For the Killing of Kings, by Howard Andrew Jones (St. Martin’s)
The best thing about this book is the world-building, which the author has clearly put a great deal of care and thought into, at least for the central realm and its main characters. Especially in the beginning, it reminded me of Sherwood Smith’s wonderful Inda books with the sense of long-established institutions, complex relationships, and history. The opening sequence, with the discovery that a legendary sword is missing and a well-constructed forgery substituted in its place of honor, engaged me right away.
Gradually I became less enchanted with the story. Too many characters, especially the antagonists, did and said things that were ill-thought-out or downright incompetent. Denevan, who has risen to a position of power and authority as chief of the ultra-elite Alternen, has the emotional maturity of an adolescent, still nursing old petty jealousies. I much prefer villains on a more majestic scale, capable of greatness. Neither Denevan nor Mazakan, king of the invading Naor, fits the bill.

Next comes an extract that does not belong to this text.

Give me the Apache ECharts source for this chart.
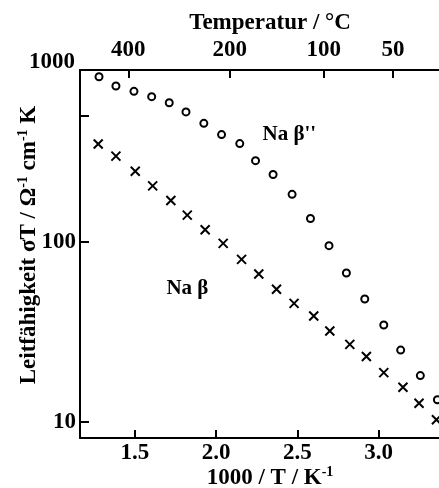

My favorite character was the brilliant, if somewhat distracted mage, Varama, who’s always a step ahead of everyone else but gets lost as other, less intelligent characters end up bashing their way through the violent climax. For me this was a major disappointment. Varama was akin to this world’s Sherlock Holmes, putting together otherwise-overlooked details to perceive patterns. I’m sure she would have come up with an elegant solution to Denevan’s power play and the invasion of the Naor. Speaking of the Naor, their only purpose in life seems to be to invade, pillage, and so forth, in order to make the central characters look noble. I never discerned any reason for their belligerence. In fact, it seemed at the opening that a mutually beneficial peace might lead to some interesting politics, jockeying for trade advantages and so forth. The only explanation seems to be because evil invaders (hint: “piles of skulls” = seriously nasty folks) are required for a big battle or three.
I wish the author had put as much thought into the causes of war and its creative resolution, and valuing science/intelligence over military prowess, as he did into the rest of the world-building. Such a rich world and array of characters might have served up a truly memorable story, but this one is only pretty good.